TOLEDO (AP) -- Democrats have filed a second lawsuit against Ohio's top elections official, accusing him of trying to use voting rights laws to disenfranchise voters.
The Lucas County Democratic Party and the Ohio Democratic Party filed the lawsuit on Friday against Ohio Secretary of State Kenneth Blackwell, a Republican.
The lawsuit, filed in U.S. District Court in Toledo, said Blackwell told county boards of elections not to process voter registration forms if the applicants had not filled out a space on the form for their driver's license numbers or the last four digits of their Social Security numbers.

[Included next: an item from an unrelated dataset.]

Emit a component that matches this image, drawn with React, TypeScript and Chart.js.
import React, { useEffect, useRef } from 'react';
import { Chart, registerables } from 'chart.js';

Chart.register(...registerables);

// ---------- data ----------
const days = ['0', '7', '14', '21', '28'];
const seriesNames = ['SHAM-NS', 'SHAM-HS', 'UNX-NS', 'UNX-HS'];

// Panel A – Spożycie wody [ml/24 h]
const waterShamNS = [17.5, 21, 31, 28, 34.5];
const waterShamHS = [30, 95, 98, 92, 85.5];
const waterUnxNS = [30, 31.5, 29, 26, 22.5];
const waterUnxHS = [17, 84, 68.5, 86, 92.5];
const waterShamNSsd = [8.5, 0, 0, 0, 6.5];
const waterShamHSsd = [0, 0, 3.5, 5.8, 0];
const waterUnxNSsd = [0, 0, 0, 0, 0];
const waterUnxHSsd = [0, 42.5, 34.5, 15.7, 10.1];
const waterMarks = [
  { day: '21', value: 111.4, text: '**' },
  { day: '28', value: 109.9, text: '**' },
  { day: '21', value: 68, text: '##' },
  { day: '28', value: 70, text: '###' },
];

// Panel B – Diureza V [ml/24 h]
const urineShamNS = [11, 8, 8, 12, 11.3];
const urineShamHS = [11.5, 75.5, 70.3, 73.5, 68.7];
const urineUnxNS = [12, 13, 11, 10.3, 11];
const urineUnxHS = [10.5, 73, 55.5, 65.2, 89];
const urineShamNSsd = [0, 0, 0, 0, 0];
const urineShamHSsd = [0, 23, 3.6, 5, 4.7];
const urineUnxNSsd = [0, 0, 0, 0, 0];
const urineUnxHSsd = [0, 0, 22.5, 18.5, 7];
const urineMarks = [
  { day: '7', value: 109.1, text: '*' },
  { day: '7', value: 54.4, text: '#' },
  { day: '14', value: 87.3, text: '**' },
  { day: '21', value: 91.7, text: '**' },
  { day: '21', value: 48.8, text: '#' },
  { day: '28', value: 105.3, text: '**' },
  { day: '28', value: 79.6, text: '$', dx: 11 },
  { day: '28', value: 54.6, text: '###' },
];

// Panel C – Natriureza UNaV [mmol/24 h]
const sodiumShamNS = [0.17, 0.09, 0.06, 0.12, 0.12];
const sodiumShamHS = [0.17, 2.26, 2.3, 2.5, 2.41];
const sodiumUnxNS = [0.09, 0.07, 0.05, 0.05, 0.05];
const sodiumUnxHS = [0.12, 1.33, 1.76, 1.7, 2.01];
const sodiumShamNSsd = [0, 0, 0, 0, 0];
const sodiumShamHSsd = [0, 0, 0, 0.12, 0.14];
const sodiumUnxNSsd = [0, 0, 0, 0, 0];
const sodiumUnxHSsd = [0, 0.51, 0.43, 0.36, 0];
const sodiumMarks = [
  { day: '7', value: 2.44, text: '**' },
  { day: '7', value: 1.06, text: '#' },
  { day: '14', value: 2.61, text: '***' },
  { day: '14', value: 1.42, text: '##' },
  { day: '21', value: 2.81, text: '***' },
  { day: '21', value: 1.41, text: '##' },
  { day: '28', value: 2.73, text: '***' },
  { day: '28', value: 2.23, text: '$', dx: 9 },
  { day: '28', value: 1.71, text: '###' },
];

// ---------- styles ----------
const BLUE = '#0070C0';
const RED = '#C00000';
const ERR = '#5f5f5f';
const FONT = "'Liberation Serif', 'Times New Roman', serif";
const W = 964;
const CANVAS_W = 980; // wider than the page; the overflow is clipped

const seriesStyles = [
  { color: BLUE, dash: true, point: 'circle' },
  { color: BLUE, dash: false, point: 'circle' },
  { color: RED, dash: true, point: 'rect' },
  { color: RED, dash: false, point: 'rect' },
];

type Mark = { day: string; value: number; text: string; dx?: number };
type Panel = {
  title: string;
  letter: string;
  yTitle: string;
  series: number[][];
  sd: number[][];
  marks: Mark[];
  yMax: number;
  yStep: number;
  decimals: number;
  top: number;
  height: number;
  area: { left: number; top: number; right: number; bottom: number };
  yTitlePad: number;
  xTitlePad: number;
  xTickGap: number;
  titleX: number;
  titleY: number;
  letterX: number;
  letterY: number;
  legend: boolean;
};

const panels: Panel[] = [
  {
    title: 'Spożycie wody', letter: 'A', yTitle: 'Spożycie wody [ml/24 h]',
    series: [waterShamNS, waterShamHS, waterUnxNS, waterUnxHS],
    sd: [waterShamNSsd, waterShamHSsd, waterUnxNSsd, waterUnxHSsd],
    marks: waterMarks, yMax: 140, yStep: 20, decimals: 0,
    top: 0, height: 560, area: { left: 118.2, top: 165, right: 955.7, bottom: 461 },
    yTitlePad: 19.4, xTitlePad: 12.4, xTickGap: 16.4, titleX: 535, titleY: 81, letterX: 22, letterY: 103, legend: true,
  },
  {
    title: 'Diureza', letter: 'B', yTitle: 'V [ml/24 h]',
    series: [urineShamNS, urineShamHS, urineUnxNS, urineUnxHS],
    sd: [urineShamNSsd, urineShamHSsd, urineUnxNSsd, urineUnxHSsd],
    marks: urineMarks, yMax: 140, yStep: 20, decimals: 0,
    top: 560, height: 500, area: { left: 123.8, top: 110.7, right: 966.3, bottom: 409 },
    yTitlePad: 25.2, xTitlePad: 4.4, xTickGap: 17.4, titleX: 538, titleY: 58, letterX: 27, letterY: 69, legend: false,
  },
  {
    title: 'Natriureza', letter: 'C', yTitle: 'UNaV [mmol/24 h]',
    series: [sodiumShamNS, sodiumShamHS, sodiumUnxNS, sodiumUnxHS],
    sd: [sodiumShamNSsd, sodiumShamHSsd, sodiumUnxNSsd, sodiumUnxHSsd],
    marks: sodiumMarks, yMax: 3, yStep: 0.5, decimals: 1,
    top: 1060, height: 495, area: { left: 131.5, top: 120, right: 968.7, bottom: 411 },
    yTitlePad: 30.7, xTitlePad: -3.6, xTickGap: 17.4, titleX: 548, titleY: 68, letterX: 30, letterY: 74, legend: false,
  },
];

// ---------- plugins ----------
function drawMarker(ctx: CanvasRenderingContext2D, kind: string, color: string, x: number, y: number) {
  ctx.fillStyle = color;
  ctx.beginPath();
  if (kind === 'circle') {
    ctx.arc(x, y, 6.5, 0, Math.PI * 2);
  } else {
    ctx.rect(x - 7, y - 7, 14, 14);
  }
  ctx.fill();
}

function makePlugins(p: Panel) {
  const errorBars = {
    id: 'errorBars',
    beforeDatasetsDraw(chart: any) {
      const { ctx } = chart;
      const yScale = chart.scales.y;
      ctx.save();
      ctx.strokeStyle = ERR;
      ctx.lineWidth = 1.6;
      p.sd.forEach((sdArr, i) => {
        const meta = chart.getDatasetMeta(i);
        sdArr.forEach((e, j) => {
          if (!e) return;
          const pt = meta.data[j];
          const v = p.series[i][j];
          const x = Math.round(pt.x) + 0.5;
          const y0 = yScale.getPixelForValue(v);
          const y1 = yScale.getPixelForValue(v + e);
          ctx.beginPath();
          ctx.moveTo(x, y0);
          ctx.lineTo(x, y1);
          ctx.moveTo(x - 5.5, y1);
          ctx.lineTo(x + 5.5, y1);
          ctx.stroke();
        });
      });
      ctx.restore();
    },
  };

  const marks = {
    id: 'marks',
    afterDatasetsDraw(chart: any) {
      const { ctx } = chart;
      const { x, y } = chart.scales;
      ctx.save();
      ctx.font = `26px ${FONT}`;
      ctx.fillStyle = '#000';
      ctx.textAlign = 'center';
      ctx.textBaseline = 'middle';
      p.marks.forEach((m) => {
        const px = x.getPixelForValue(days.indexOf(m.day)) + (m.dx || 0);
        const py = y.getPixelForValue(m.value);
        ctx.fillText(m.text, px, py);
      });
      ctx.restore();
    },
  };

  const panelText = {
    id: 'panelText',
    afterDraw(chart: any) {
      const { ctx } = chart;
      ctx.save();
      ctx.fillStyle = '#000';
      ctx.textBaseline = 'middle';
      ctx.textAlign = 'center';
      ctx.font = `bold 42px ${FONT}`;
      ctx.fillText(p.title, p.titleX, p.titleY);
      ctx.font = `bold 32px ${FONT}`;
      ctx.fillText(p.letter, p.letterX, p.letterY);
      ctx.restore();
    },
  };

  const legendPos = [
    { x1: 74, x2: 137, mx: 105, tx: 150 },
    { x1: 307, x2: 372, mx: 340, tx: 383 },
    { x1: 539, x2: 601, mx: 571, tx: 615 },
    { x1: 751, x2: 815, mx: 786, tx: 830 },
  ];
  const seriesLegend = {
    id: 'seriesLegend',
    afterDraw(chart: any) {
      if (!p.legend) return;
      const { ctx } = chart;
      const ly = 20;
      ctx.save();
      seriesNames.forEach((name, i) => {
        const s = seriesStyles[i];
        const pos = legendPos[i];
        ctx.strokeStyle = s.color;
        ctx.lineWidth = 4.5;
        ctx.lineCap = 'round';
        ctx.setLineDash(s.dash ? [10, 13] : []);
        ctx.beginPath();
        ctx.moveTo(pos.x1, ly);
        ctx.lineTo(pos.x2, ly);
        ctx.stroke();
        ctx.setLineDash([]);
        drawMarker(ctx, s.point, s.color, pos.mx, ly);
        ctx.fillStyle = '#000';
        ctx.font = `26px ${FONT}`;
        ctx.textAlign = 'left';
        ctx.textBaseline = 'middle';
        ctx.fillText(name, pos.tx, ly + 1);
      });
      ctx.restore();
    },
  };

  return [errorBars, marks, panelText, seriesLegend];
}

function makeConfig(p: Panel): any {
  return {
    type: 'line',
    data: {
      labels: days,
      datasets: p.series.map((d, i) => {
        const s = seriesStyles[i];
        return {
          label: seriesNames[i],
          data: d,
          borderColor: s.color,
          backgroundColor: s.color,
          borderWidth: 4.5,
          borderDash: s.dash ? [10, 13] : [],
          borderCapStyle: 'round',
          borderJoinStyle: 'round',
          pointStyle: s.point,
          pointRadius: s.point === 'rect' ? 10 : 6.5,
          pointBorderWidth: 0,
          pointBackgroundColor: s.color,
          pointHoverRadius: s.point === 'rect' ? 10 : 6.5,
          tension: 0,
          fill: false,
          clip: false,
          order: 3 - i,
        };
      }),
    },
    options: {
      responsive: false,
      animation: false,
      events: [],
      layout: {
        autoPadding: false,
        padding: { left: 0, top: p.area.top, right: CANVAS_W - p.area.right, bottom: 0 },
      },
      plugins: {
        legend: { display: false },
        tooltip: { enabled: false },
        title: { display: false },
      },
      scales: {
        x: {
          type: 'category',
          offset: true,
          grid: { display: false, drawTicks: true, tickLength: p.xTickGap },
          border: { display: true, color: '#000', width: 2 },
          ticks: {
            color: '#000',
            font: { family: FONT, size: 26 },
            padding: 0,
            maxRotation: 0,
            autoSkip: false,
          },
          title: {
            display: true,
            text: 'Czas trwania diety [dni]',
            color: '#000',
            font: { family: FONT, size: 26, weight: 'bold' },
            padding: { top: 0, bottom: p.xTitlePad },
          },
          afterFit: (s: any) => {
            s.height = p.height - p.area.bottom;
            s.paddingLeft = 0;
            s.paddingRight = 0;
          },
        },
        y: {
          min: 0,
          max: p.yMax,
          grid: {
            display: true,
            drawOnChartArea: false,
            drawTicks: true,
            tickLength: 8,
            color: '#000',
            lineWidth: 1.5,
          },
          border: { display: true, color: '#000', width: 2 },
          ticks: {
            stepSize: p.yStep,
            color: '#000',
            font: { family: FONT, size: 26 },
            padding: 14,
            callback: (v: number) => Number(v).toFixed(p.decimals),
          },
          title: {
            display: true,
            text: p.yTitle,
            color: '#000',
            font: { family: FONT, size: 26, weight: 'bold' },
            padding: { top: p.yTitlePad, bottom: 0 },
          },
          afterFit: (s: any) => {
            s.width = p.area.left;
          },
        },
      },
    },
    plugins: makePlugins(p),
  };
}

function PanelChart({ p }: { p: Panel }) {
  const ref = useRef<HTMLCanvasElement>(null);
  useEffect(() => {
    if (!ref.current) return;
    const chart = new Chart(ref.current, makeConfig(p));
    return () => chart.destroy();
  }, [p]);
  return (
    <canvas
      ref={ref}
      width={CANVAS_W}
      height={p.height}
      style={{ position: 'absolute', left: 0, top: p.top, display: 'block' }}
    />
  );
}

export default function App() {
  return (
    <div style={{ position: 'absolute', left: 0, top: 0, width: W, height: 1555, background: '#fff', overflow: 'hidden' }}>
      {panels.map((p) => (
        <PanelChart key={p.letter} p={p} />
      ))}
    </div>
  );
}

An exception would be applicants who say they do not have that information and write "none" in the space.
Mail registrations without the information would be accepted but flagged so voters would have to produce proof of identity at the polling place, according to Blackwell's memo, dated Dec. 31, 2003.
The Democrats said denying in-person registrations missing the information would violate the National Voter Registration Act of 1993 and that the information "is not compelled in Ohio at this time" by the Help America Vote Act, which Congress passed in 2002.

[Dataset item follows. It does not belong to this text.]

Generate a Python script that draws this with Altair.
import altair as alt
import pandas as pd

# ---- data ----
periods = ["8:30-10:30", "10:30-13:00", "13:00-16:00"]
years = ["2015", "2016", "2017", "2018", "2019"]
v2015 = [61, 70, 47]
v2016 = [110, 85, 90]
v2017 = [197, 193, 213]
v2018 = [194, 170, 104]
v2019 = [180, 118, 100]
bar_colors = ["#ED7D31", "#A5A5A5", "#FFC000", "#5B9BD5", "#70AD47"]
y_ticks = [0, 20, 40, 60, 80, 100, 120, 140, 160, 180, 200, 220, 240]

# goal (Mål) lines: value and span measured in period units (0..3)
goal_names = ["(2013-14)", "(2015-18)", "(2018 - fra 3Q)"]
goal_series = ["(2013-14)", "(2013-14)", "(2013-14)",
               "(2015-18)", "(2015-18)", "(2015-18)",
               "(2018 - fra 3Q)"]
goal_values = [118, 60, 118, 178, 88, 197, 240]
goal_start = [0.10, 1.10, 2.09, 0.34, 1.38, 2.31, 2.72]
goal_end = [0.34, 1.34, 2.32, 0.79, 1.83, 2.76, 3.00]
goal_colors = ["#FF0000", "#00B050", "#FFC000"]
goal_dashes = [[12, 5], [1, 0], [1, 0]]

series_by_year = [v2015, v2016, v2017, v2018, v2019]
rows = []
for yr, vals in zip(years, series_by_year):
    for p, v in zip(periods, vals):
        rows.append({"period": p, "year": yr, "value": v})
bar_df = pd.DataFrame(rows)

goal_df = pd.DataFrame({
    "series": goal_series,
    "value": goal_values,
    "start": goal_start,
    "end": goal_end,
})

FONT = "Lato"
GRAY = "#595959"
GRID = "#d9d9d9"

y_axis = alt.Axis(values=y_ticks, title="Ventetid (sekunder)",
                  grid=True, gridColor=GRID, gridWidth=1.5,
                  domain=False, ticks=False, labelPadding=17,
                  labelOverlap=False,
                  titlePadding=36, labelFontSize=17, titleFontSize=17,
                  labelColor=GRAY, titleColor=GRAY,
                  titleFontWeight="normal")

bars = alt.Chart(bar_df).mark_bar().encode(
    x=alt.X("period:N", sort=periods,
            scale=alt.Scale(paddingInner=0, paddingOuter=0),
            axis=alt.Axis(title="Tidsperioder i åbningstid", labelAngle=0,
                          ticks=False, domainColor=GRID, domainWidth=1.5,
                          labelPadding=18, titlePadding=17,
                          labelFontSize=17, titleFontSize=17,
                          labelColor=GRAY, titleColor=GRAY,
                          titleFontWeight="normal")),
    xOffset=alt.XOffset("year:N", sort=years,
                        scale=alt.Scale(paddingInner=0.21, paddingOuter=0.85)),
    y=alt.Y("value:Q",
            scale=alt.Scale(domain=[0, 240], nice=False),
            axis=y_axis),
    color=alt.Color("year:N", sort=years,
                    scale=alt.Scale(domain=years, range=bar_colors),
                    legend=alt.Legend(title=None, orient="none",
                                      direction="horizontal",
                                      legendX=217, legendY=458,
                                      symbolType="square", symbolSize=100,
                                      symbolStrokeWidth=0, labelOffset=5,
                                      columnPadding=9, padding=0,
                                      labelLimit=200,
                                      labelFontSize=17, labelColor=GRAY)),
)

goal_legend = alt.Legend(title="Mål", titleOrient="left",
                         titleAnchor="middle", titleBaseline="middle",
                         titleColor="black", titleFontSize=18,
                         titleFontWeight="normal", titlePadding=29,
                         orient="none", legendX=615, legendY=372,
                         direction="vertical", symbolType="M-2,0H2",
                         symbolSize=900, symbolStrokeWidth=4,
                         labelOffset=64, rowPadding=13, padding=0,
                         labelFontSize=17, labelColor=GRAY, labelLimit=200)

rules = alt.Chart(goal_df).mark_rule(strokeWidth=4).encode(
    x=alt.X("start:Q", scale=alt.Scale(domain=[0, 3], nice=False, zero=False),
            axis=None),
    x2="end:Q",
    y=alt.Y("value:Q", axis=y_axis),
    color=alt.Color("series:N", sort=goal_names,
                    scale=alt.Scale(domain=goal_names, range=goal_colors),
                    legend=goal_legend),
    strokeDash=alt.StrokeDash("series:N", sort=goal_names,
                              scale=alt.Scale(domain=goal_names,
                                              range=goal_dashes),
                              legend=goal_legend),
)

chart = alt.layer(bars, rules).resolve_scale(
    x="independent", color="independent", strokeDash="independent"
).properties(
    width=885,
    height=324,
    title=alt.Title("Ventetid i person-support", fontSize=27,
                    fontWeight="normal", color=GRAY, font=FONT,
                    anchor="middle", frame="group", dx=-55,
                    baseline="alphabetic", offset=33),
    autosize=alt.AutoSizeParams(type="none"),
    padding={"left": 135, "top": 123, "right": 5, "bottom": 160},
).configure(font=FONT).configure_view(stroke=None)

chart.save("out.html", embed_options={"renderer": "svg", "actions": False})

The latter act specifies that if an applicant does not have a driver's license or Social Security number, the applicant may not register unless the state issues the applicant a special number for registration purposes. The state is required to issue such a number.
A mail-in registrant who does not provide the information must bring an identification card, bank statement, utility bill or other form of identification to the polling place, HAVA says.
Blackwell's office had not seen the lawsuit and could not comment, spokesman Carlo LoParo said Saturday.
On Thursday, a federal judge in Toledo overruled a Blackwell directive that would have prevented local boards from accepting provisional ballots cast by people who come to the wrong polling place. Blackwell is appealing the judge's ruling, citing requirements of HAVA.